** begin DATASET SECTION **

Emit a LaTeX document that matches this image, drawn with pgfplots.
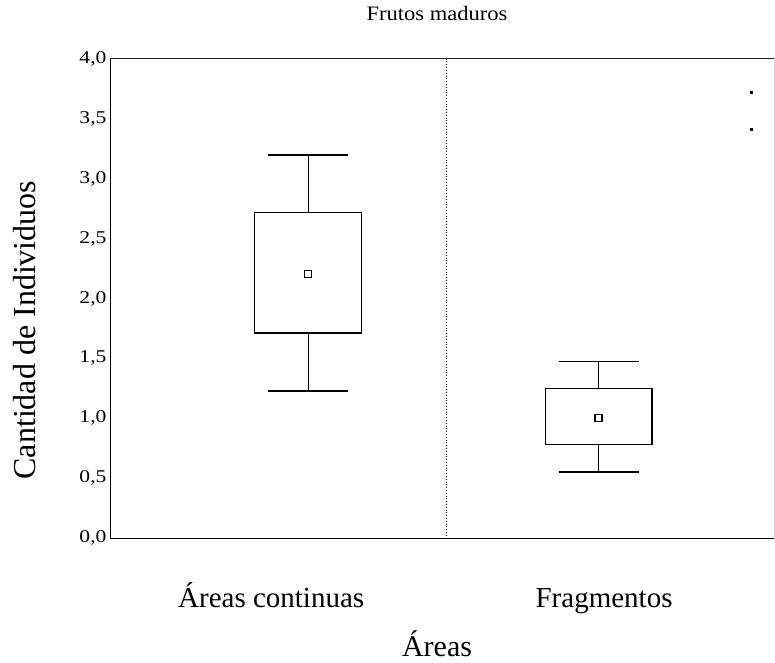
\documentclass[border=0pt]{standalone}
\usepackage{fontspec}
\setmainfont{Liberation Serif}
\usepackage{pgfplots}
\pgfplotsset{compat=1.18}
\usepgfplotslibrary{statistics}
\begin{document}
\begin{tikzpicture}
\path[use as bounding box] (0,0) rectangle (775pt,662pt);
\begin{axis}[
  at={(110pt,123.7pt)}, anchor=south west,
  scale only axis, width=664pt, height=479.8pt,
  xmin=-0.682, xmax=1.604, ymin=0, ymax=4,
  axis x line=bottom, axis y line=left,
  axis line style={-, black, line width=1pt},
  major tick length=0pt,
  xtick={-0.127,1.019},
  xticklabels={Áreas continuas, Fragmentos},
  xticklabel style={anchor=base, yshift=-69.4pt, font=\fontsize{29}{33}\selectfont},
  ytick={0,0.5,1,1.5,2,2.5,3,3.5,4},
  yticklabel={\scalebox{1.2}[1]{\pgfmathprintnumber{\tick}}},
  yticklabel style={font=\fontsize{18}{21}\selectfont},
  /pgf/number format/.cd, fixed, fixed zerofill, precision=1, use comma, assume math mode=true,
  /pgfplots/.cd,
  title={\scalebox{1.1}[1]{Frutos maduros}},
  title style={at={(axis description cs:0.4925,1.0677)}, anchor=base, font=\fontsize{20.5}{24}\selectfont},
  xlabel={Áreas},
  xlabel style={at={(axis description cs:0.4925,-0.2468)}, anchor=base, font=\fontsize{30}{34}\selectfont},
  ylabel={Cantidad de Individuos},
  ylabel style={at={(axis description cs:-0.128,0.434)}, anchor=center, rotate=0, font=\fontsize{32}{36}\selectfont},
  clip=false,
]
\draw[black!85, line width=1.4pt] (rel axis cs:0,1) -- (rel axis cs:1,1);
\draw[gray!35, line width=0.7pt] (rel axis cs:1,0) -- (rel axis cs:1,1);
\draw[dotted, line width=0.8pt] (axis cs:0.476,0) -- (axis cs:0.476,4);
\addplot[black, line width=1.2pt, boxplot/draw direction=y, boxplot prepared={draw position=0,
  lower whisker=1.228, lower quartile=1.712, median=1.712,
  upper quartile=2.714, upper whisker=3.196,
  box extend=0.368, whisker extend=0.275}] coordinates {};
\addplot[black, line width=1.2pt, boxplot/draw direction=y, boxplot prepared={draw position=1,
  lower whisker=0.553, lower quartile=0.780, median=0.780,
  upper quartile=1.246, upper whisker=1.471,
  box extend=0.368, whisker extend=0.275}] coordinates {};
\addplot[only marks, mark=square, mark size=3.5pt, black, line width=1.3pt] coordinates {(0,2.203) (1,1.005)};
\addplot[only marks, mark=square*, mark size=1pt, black] coordinates {(1.527,3.715) (1.527,3.412)};
\end{axis}
\end{tikzpicture}
\end{document}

** end DATASET SECTION **

◆ INSTRUCTION ◆
Transcribe the material as is, with images omitted.

◆ TASK ANSWER ◆
Emit a LaTeX document that matches this image, drawn with pgfplots.
\documentclass[border=0pt]{standalone}
\usepackage{fontspec}
\setmainfont{Liberation Serif}
\usepackage{pgfplots}
\pgfplotsset{compat=1.18}
\usepgfplotslibrary{statistics}
\begin{document}
\begin{tikzpicture}
\path[use as bounding box] (0,0) rectangle (775pt,662pt);
\begin{axis}[
  at={(110pt,123.7pt)}, anchor=south west,
  scale only axis, width=664pt, height=479.8pt,
  xmin=-0.682, xmax=1.604, ymin=0, ymax=4,
  axis x line=bottom, axis y line=left,
  axis line style={-, black, line width=1pt},
  major tick length=0pt,
  xtick={-0.127,1.019},
  xticklabels={Áreas continuas, Fragmentos},
  xticklabel style={anchor=base, yshift=-69.4pt, font=\fontsize{29}{33}\selectfont},
  ytick={0,0.5,1,1.5,2,2.5,3,3.5,4},
  yticklabel={\scalebox{1.2}[1]{\pgfmathprintnumber{\tick}}},
  yticklabel style={font=\fontsize{18}{21}\selectfont},
  /pgf/number format/.cd, fixed, fixed zerofill, precision=1, use comma, assume math mode=true,
  /pgfplots/.cd,
  title={\scalebox{1.1}[1]{Frutos maduros}},
  title style={at={(axis description cs:0.4925,1.0677)}, anchor=base, font=\fontsize{20.5}{24}\selectfont},
  xlabel={Áreas},
  xlabel style={at={(axis description cs:0.4925,-0.2468)}, anchor=base, font=\fontsize{30}{34}\selectfont},
  ylabel={Cantidad de Individuos},
  ylabel style={at={(axis description cs:-0.128,0.434)}, anchor=center, rotate=0, font=\fontsize{32}{36}\selectfont},
  clip=false,
]
\draw[black!85, line width=1.4pt] (rel axis cs:0,1) -- (rel axis cs:1,1);
\draw[gray!35, line width=0.7pt] (rel axis cs:1,0) -- (rel axis cs:1,1);
\draw[dotted, line width=0.8pt] (axis cs:0.476,0) -- (axis cs:0.476,4);
\addplot[black, line width=1.2pt, boxplot/draw direction=y, boxplot prepared={draw position=0,
  lower whisker=1.228, lower quartile=1.712, median=1.712,
  upper quartile=2.714, upper whisker=3.196,
  box extend=0.368, whisker extend=0.275}] coordinates {};
\addplot[black, line width=1.2pt, boxplot/draw direction=y, boxplot prepared={draw position=1,
  lower whisker=0.553, lower quartile=0.780, median=0.780,
  upper quartile=1.246, upper whisker=1.471,
  box extend=0.368, whisker extend=0.275}] coordinates {};
\addplot[only marks, mark=square, mark size=3.5pt, black, line width=1.3pt] coordinates {(0,2.203) (1,1.005)};
\addplot[only marks, mark=square*, mark size=1pt, black] coordinates {(1.527,3.715) (1.527,3.412)};
\end{axis}
\end{tikzpicture}
\end{document}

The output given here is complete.